-- Given data --

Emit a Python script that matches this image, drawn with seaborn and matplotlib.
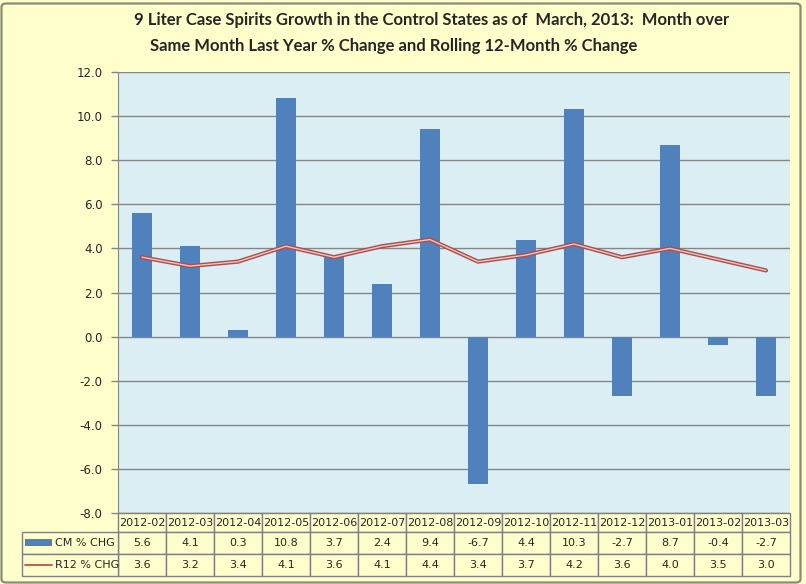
import numpy as np
import pandas as pd
import matplotlib
matplotlib.use("Agg")
import matplotlib.pyplot as plt
import matplotlib.patheffects as pe
from matplotlib.patches import Rectangle, FancyBboxPatch
from matplotlib.lines import Line2D
import seaborn as sns

# ------------- Data -------------
months = ['2012-02', '2012-03', '2012-04', '2012-05', '2012-06', '2012-07', '2012-08',
          '2012-09', '2012-10', '2012-11', '2012-12', '2013-01', '2013-02', '2013-03']
cm_chg = [5.6, 4.1, 0.3, 10.8, 3.7, 2.4, 9.4, -6.7, 4.4, 10.3, -2.7, 8.7, -0.4, -2.7]
r12_chg = [3.6, 3.2, 3.4, 4.1, 3.6, 4.1, 4.4, 3.4, 3.7, 4.2, 3.6, 4.0, 3.5, 3.0]
series_names = ['CM % CHG', 'R12 % CHG']
title_1 = '9 Liter Case Spirits Growth in the Control States as of  March, 2013:  Month over'
title_2 = 'Same Month Last Year % Change and Rolling 12-Month % Change'

df = pd.DataFrame({'month': months, 'cm': cm_chg, 'r12': r12_chg})

# ------------- Style -------------
fig_bg = '#FFFFCC'
plot_bg = '#DBEEF4'
bar_col = '#4F81BD'
grid_col = '#868686'
line_outer = '#B04C49'
line_inner = '#EBC6C4'

sns.set_style('white')
plt.rcParams['font.family'] = ['DejaVu Sans']

W, H = 806, 584
fig = plt.figure(figsize=(W / 100, H / 100), dpi=100, facecolor=fig_bg)

def fx(x):   # pixel x -> figure fraction
    return x / W

def fy(y):   # pixel y (from top) -> figure fraction
    return 1 - y / H

# plot area in pixels
px_l, px_r, px_t, px_b = 118, 790, 72, 513
ax = fig.add_axes([fx(px_l), fy(px_b), (px_r - px_l) / W, (px_b - px_t) / H])
ax.set_facecolor(plot_bg)

# ------------- Bars + line -------------
sns.barplot(data=df, x='month', y='cm', color=bar_col, width=0.4, saturation=1,
            edgecolor='none', linewidth=0, ax=ax, zorder=3)
sns.lineplot(x=np.arange(len(months)), y=df['r12'], ax=ax, color=line_inner, lw=1.0,
             zorder=4, path_effects=[pe.Stroke(linewidth=3.0, foreground=line_outer), pe.Normal()])

ax.set_xlim(-0.5, len(months) - 0.5)
ax.set_ylim(-8, 12)
yt = np.arange(-8, 12.1, 2)
ax.set_yticks(yt)
ax.set_yticklabels([f'{v:.1f}' for v in yt], fontsize=8.5)
ax.yaxis.grid(True, color=grid_col, lw=1)
ax.set_axisbelow(True)
ax.set_xticks([])
ax.set_xlabel('')
ax.set_ylabel('')
ax.tick_params(axis='y', length=5, color=grid_col, width=1, pad=6, left=True)
for s in ['top', 'right', 'bottom']:
    ax.spines[s].set_visible(False)
ax.spines['left'].set_color(grid_col)

# ------------- Data table (drawn cell by cell) -------------
tbl_l = 22
col_w = (px_r - px_l) / len(months)
row_edges = [513, 532, 554, 576]
cell_text = [[f'{v:.1f}' for v in cm_chg], [f'{v:.1f}' for v in r12_chg]]

def cell(x0, x1, y0, y1, txt, ha='center', tx=None):
    fig.patches.append(Rectangle((fx(x0), fy(y1)), fx(x1) - fx(x0), fy(y0) - fy(y1),
                                 transform=fig.transFigure, facecolor=fig_bg,
                                 edgecolor='#808080', lw=1, zorder=1))
    xt = (x0 + x1) / 2 if tx is None else tx
    fig.text(fx(xt), fy((y0 + y1) / 2 + 0.5), txt, fontsize=8, ha=ha, va='center')

for i, m in enumerate(months):
    x0 = px_l + i * col_w
    cell(x0, x0 + col_w, row_edges[0], row_edges[1], m)
    for r in range(2):
        cell(x0, x0 + col_w, row_edges[r + 1], row_edges[r + 2], cell_text[r][i])
for r in range(2):
    cell(tbl_l, px_l, row_edges[r + 1], row_edges[r + 2], series_names[r], ha='left', tx=55)

# legend keys
fig.patches.append(Rectangle((fx(25), fy(546)), 27 / W, 7 / H,
                             transform=fig.transFigure, facecolor=bar_col, edgecolor='none'))
fig.lines.append(Line2D([fx(25), fx(52)], [fy(565), fy(565)], transform=fig.transFigure,
                        color='#C0504D', lw=1.3))

# ------------- Title -------------
fig.text(fx(432), fy(20), title_1, fontsize=12, fontweight='bold', family='Lato',
         ha='center', va='center')
fig.text(fx(394), fy(46), title_2, fontsize=12, fontweight='bold', family='Lato',
         ha='center', va='center')

# chart border
fig.patches.append(FancyBboxPatch((1.5 / W, 1.5 / H), (W - 7) / W, (H - 5) / H,
                                  boxstyle='round,pad=0,rounding_size=0.006',
                                  transform=fig.transFigure, facecolor='none',
                                  edgecolor='#8A8A7A', lw=1.6))

plt.savefig('out.png', dpi=100, facecolor=fig_bg)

-- Goal --
Check every line of the listing for the string "seaborn" and report how many lines have it, as a number alone.

-- Exercise output --
2